Gaze upon the night sky as the best meteor shower of the year makes its annual return. 

It has been an incredible year to witness some of the solar system's visually stunning phenomena, from the super flower blood moon in May, the ring of fire solar eclipse in early June and the strawberry supermoon late last month. Now, it's time for the annual meteor shower NASA has called the best of the year.

The Perseid shower began Wednesday and will continue through Aug. 24, with the peak coming in mid-August. This year, that peak will be Aug. 11-13.

Discovered in 1862 by Lewis Swift and Horace Tuttle, the shower originates from Earth entering the orbit of debris from the comet 109P/Swift-Tuttle, which takes 133 years to orbit the sun. 

What makes the event so stunning is the shower's bright, long streaks of light and dazzling "fireballs," which are large bursts that last longer than typical meteors, according to NASA.

Luckily for people in the United States, the shower is more visible in the Northern Hemisphere.

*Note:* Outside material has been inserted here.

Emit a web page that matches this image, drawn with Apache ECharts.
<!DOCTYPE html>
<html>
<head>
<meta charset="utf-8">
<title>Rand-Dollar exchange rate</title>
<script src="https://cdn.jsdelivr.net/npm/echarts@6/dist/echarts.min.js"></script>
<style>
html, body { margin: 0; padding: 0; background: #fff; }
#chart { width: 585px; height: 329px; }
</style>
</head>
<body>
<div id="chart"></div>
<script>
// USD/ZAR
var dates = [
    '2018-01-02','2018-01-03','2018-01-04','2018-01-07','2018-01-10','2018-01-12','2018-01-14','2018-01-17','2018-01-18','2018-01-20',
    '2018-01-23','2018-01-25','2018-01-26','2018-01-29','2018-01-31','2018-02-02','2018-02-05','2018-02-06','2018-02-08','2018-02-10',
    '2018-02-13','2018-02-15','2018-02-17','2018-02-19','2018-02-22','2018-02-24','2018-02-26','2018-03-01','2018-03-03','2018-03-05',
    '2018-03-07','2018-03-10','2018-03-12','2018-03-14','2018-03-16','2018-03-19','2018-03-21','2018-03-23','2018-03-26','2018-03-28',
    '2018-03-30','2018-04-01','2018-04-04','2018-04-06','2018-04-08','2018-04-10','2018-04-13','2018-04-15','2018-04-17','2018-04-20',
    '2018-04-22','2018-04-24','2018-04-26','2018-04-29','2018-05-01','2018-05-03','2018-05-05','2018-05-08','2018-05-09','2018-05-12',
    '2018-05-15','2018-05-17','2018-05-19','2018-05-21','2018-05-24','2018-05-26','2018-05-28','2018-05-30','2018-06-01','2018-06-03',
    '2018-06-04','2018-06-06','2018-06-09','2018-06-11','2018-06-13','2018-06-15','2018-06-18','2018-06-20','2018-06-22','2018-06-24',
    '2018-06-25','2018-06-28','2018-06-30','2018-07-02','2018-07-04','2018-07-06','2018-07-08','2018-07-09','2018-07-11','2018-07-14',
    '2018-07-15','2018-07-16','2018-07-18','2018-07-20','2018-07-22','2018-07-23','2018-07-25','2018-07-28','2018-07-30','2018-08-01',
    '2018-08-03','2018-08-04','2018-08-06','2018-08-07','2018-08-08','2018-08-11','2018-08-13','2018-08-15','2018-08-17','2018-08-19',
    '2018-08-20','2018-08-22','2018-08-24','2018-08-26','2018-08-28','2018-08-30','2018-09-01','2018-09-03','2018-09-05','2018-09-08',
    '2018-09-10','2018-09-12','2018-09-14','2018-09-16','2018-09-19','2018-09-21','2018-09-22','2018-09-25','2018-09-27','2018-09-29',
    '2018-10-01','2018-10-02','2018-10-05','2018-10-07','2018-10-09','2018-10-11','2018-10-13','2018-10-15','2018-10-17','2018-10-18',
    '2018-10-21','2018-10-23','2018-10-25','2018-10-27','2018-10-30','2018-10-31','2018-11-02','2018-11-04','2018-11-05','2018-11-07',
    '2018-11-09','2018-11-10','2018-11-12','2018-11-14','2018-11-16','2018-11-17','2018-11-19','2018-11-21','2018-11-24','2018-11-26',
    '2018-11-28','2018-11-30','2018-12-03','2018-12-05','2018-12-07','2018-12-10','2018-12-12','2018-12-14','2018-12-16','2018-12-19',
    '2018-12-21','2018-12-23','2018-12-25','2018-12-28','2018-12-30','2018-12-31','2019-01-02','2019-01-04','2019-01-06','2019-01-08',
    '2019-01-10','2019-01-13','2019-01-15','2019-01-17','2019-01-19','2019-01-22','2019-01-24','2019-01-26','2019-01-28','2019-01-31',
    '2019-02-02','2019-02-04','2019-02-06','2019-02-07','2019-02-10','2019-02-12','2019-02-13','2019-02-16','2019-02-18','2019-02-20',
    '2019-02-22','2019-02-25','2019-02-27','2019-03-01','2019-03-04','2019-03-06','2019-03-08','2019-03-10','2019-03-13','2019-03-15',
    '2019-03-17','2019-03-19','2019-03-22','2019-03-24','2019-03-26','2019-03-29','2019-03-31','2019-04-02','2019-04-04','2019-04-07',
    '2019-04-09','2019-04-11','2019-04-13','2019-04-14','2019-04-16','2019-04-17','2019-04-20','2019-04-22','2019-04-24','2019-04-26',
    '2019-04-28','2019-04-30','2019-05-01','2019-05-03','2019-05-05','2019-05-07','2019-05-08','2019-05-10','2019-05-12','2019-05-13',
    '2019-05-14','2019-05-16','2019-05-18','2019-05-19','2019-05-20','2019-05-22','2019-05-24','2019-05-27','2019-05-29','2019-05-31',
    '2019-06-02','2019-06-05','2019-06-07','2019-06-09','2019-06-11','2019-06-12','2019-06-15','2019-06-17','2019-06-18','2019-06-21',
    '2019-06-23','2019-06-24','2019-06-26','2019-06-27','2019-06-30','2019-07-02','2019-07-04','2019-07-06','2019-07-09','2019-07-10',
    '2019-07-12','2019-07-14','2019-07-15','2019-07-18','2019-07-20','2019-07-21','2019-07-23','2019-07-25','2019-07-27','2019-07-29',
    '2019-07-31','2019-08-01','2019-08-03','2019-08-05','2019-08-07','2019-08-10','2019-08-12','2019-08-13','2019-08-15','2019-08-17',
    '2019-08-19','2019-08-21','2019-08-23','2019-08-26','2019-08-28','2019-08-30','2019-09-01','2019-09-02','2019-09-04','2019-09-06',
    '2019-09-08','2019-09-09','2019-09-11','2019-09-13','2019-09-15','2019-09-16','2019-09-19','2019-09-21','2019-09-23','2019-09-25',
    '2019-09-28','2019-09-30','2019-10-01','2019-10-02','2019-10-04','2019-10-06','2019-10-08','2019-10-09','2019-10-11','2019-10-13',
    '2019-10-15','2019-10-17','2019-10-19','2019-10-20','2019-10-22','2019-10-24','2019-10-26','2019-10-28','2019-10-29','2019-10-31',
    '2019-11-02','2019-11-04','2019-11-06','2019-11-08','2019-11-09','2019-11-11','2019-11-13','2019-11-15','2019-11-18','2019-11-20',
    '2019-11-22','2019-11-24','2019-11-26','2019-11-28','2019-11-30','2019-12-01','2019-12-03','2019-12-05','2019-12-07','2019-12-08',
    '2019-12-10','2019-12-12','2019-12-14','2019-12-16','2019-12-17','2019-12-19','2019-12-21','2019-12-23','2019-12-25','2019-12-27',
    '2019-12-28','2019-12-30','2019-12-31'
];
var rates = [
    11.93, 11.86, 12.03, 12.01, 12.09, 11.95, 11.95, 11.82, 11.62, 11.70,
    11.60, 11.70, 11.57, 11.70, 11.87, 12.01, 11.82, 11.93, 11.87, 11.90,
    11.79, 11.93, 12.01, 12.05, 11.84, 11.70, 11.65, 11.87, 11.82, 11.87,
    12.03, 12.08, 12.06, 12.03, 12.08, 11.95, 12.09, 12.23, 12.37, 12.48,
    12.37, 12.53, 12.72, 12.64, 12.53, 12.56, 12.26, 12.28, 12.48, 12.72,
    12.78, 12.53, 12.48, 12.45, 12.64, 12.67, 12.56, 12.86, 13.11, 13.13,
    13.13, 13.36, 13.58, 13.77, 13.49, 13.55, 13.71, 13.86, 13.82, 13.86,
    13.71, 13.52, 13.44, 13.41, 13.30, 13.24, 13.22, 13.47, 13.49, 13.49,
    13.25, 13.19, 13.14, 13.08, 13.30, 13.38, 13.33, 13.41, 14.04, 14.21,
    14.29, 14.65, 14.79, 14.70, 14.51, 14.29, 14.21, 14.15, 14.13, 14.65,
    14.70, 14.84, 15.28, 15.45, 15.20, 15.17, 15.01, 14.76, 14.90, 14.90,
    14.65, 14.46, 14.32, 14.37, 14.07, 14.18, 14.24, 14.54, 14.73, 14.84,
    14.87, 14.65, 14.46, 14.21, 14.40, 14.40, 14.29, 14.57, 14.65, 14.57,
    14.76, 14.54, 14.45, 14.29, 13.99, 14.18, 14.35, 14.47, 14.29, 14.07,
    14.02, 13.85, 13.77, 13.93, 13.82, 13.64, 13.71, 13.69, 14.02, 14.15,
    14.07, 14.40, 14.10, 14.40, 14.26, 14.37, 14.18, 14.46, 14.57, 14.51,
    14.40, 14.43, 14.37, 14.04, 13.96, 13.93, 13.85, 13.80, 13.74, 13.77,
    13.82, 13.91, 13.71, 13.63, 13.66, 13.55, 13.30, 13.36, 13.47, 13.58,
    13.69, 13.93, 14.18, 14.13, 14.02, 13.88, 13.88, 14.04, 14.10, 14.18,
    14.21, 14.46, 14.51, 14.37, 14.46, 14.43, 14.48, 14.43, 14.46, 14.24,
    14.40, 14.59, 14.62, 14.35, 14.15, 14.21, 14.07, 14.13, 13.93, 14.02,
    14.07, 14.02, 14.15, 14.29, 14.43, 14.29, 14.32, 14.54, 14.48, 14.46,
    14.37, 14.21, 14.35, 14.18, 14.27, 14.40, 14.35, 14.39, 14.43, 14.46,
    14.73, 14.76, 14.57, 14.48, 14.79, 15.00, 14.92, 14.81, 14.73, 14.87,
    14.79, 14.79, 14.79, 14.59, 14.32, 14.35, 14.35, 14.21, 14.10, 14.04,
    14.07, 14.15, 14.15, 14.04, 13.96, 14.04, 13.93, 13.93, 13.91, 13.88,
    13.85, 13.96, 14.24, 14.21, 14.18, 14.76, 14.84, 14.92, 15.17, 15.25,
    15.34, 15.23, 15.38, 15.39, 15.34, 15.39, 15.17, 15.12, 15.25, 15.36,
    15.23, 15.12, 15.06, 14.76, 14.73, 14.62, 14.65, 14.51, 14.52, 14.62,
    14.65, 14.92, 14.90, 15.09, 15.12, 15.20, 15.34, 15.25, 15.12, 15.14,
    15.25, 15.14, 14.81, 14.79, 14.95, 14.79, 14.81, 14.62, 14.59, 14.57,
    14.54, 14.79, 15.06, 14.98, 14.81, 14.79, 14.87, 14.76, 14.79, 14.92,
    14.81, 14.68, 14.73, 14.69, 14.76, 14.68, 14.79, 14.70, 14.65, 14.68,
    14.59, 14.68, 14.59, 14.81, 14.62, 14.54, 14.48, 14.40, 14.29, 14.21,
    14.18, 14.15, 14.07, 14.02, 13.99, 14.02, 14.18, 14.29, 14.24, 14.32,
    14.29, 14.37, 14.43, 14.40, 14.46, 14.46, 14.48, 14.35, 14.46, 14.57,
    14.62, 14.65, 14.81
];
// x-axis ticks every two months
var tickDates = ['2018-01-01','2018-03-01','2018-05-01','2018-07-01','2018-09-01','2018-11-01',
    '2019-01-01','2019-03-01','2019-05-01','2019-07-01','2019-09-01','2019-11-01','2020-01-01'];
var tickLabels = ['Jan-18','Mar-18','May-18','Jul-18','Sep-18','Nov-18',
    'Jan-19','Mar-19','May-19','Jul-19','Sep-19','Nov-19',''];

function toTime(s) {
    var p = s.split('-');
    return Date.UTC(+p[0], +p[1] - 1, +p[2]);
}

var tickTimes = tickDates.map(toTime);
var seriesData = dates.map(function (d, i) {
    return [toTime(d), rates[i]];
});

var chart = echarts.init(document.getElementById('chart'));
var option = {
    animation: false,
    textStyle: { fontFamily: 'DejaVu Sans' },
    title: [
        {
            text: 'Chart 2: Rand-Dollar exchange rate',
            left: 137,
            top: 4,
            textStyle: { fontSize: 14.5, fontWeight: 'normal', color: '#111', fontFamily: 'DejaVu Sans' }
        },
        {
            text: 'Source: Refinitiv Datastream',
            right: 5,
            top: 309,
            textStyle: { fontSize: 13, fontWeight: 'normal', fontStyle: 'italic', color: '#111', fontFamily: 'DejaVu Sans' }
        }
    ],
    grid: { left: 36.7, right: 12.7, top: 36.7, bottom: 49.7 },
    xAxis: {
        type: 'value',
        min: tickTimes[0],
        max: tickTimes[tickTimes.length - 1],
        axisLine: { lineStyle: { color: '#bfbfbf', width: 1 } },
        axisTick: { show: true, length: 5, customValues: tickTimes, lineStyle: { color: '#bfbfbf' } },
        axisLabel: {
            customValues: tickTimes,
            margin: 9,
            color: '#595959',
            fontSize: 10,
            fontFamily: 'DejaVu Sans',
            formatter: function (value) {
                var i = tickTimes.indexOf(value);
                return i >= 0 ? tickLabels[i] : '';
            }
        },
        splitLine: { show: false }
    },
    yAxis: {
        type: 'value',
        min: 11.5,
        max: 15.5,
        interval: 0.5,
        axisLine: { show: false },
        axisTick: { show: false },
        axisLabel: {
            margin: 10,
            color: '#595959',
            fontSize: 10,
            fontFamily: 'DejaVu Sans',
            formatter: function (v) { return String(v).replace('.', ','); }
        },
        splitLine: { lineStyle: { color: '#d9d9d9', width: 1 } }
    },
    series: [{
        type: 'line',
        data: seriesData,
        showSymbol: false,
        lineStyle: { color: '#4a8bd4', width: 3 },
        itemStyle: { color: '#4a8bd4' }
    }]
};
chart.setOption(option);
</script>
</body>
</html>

But, it does require staying up late, and a clear view of the sky.

The showers are best seen around 2 a.m. local time but can be visible as early as 9 p.m. It can be seen until just before dawn.

If staying up late every night for the chance to see the shower isn't ideal, it may be best to wait for the peak. From Aug. 11 to 13, up to 100 meteors an hour can be seen in the night sky.

Last year, the moon's light made it harder for people to catch a glimpse of the showers. This year will be better, because the moon is in its the waxing crescent phase and will be in it again during the peak period, meaning it won't have much light to compete with the meteors.